— start —
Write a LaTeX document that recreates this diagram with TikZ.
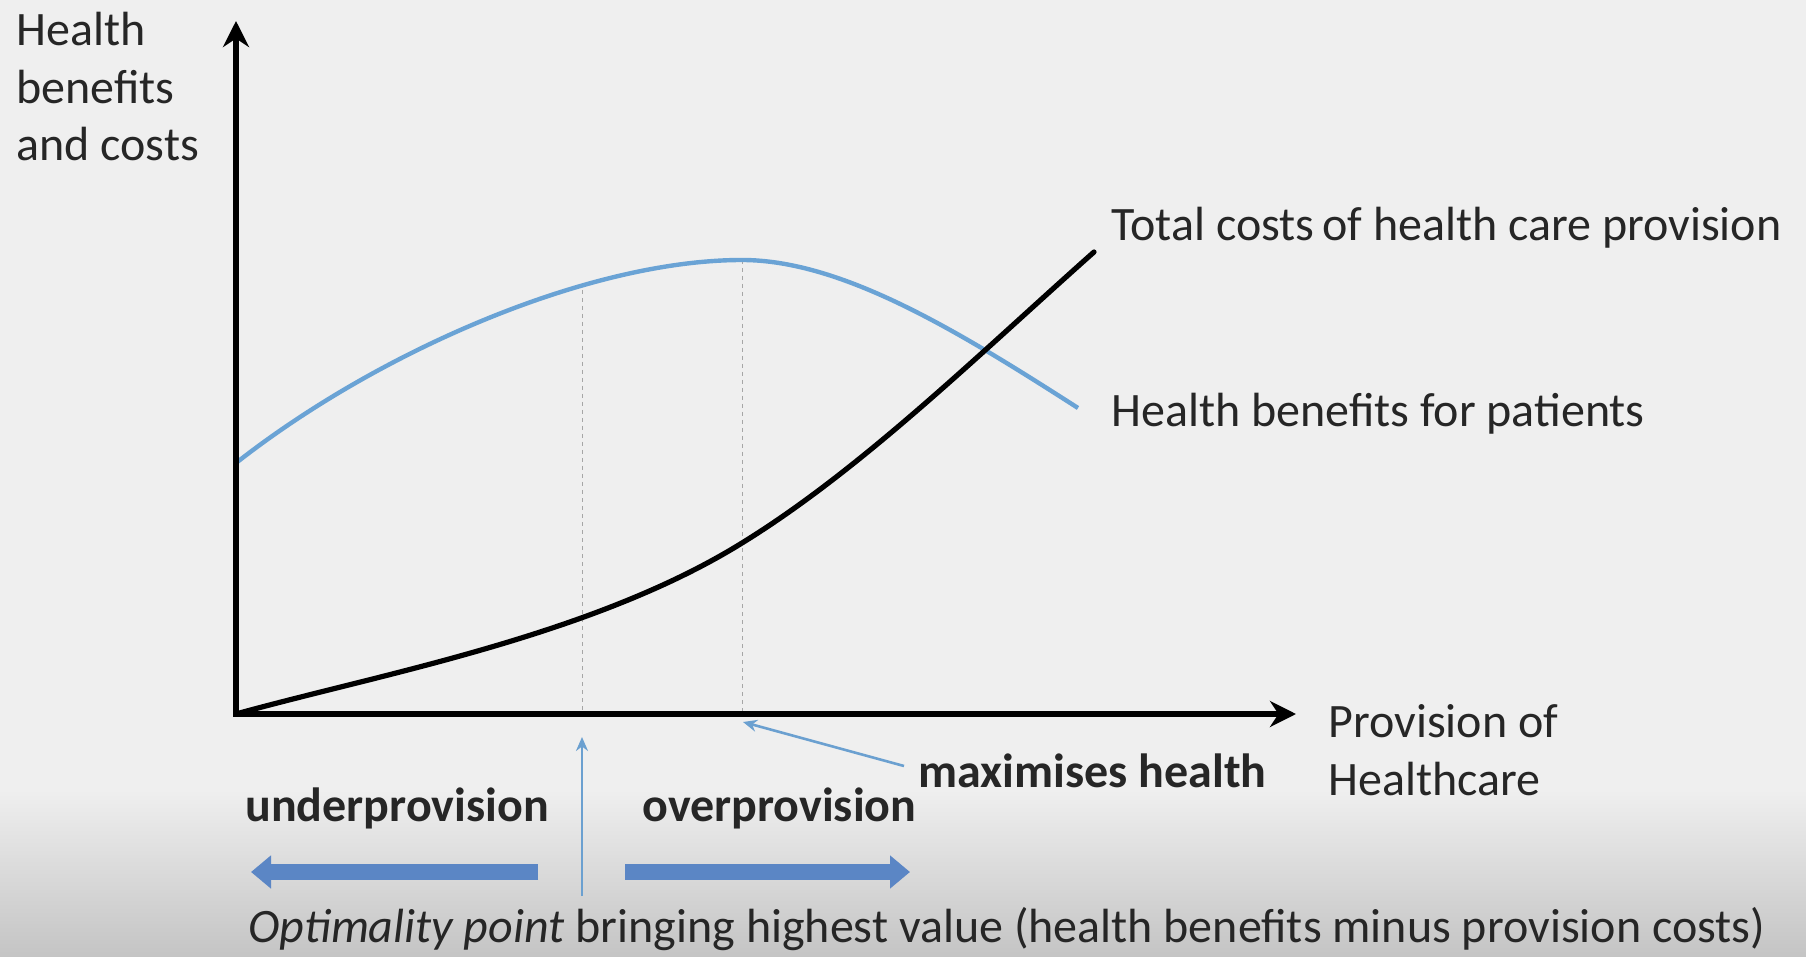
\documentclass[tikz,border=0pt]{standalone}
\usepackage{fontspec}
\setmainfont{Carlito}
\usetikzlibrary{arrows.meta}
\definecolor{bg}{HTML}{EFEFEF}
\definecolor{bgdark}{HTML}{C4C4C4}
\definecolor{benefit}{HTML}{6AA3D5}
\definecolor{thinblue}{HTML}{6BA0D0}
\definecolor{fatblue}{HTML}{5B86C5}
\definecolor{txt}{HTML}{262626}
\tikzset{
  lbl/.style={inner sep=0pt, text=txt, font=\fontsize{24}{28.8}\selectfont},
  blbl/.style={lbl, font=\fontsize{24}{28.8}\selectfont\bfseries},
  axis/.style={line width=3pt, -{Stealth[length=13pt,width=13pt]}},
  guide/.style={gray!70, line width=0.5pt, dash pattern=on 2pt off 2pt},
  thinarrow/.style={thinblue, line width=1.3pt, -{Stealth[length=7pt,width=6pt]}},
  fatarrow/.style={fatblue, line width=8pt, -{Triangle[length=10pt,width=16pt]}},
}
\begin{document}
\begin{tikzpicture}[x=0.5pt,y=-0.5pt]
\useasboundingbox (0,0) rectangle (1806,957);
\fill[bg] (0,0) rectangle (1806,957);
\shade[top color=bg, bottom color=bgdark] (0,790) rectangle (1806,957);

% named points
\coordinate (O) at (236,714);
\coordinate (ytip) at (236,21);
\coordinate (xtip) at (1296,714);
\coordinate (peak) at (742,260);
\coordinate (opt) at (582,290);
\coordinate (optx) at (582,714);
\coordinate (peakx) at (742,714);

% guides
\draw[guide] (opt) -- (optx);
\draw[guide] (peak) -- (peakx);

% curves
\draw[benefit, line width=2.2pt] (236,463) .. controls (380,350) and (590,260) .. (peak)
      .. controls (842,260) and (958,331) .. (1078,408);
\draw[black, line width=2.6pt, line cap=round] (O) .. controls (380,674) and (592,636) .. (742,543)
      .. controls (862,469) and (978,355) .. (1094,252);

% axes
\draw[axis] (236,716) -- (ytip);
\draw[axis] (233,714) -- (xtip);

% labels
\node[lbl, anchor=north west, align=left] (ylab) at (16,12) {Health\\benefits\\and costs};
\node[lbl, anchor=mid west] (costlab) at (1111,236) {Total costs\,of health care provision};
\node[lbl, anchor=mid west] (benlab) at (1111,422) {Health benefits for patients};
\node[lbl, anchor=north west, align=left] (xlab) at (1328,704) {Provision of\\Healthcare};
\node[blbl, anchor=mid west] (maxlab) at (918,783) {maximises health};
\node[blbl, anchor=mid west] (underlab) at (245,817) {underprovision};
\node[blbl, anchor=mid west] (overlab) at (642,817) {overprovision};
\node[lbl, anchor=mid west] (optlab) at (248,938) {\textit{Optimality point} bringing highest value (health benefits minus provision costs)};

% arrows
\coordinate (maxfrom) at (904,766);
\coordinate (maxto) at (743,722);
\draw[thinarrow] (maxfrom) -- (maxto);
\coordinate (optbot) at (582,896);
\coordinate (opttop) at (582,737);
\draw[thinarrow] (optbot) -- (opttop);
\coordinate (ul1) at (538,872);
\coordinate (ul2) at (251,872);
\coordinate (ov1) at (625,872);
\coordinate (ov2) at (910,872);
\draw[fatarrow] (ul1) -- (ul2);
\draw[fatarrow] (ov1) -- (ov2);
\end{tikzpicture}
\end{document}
— end —
→ **Task instructions**:
Copy out the whole listing exactly, and don't carry over any pictures.

→ **Result of this exercise**:
Write a LaTeX document that recreates this diagram with TikZ.
\documentclass[tikz,border=0pt]{standalone}
\usepackage{fontspec}
\setmainfont{Carlito}
\usetikzlibrary{arrows.meta}
\definecolor{bg}{HTML}{EFEFEF}
\definecolor{bgdark}{HTML}{C4C4C4}
\definecolor{benefit}{HTML}{6AA3D5}
\definecolor{thinblue}{HTML}{6BA0D0}
\definecolor{fatblue}{HTML}{5B86C5}
\definecolor{txt}{HTML}{262626}
\tikzset{
  lbl/.style={inner sep=0pt, text=txt, font=\fontsize{24}{28.8}\selectfont},
  blbl/.style={lbl, font=\fontsize{24}{28.8}\selectfont\bfseries},
  axis/.style={line width=3pt, -{Stealth[length=13pt,width=13pt]}},
  guide/.style={gray!70, line width=0.5pt, dash pattern=on 2pt off 2pt},
  thinarrow/.style={thinblue, line width=1.3pt, -{Stealth[length=7pt,width=6pt]}},
  fatarrow/.style={fatblue, line width=8pt, -{Triangle[length=10pt,width=16pt]}},
}
\begin{document}
\begin{tikzpicture}[x=0.5pt,y=-0.5pt]
\useasboundingbox (0,0) rectangle (1806,957);
\fill[bg] (0,0) rectangle (1806,957);
\shade[top color=bg, bottom color=bgdark] (0,790) rectangle (1806,957);

% named points
\coordinate (O) at (236,714);
\coordinate (ytip) at (236,21);
\coordinate (xtip) at (1296,714);
\coordinate (peak) at (742,260);
\coordinate (opt) at (582,290);
\coordinate (optx) at (582,714);
\coordinate (peakx) at (742,714);

% guides
\draw[guide] (opt) -- (optx);
\draw[guide] (peak) -- (peakx);

% curves
\draw[benefit, line width=2.2pt] (236,463) .. controls (380,350) and (590,260) .. (peak)
      .. controls (842,260) and (958,331) .. (1078,408);
\draw[black, line width=2.6pt, line cap=round] (O) .. controls (380,674) and (592,636) .. (742,543)
      .. controls (862,469) and (978,355) .. (1094,252);

% axes
\draw[axis] (236,716) -- (ytip);
\draw[axis] (233,714) -- (xtip);

% labels
\node[lbl, anchor=north west, align=left] (ylab) at (16,12) {Health\\benefits\\and costs};
\node[lbl, anchor=mid west] (costlab) at (1111,236) {Total costs\,of health care provision};
\node[lbl, anchor=mid west] (benlab) at (1111,422) {Health benefits for patients};
\node[lbl, anchor=north west, align=left] (xlab) at (1328,704) {Provision of\\Healthcare};
\node[blbl, anchor=mid west] (maxlab) at (918,783) {maximises health};
\node[blbl, anchor=mid west] (underlab) at (245,817) {underprovision};
\node[blbl, anchor=mid west] (overlab) at (642,817) {overprovision};
\node[lbl, anchor=mid west] (optlab) at (248,938) {\textit{Optimality point} bringing highest value (health benefits minus provision costs)};

% arrows
\coordinate (maxfrom) at (904,766);
\coordinate (maxto) at (743,722);
\draw[thinarrow] (maxfrom) -- (maxto);
\coordinate (optbot) at (582,896);
\coordinate (opttop) at (582,737);
\draw[thinarrow] (optbot) -- (opttop);
\coordinate (ul1) at (538,872);
\coordinate (ul2) at (251,872);
\coordinate (ov1) at (625,872);
\coordinate (ov2) at (910,872);
\draw[fatarrow] (ul1) -- (ul2);
\draw[fatarrow] (ov1) -- (ov2);
\end{tikzpicture}
\end{document}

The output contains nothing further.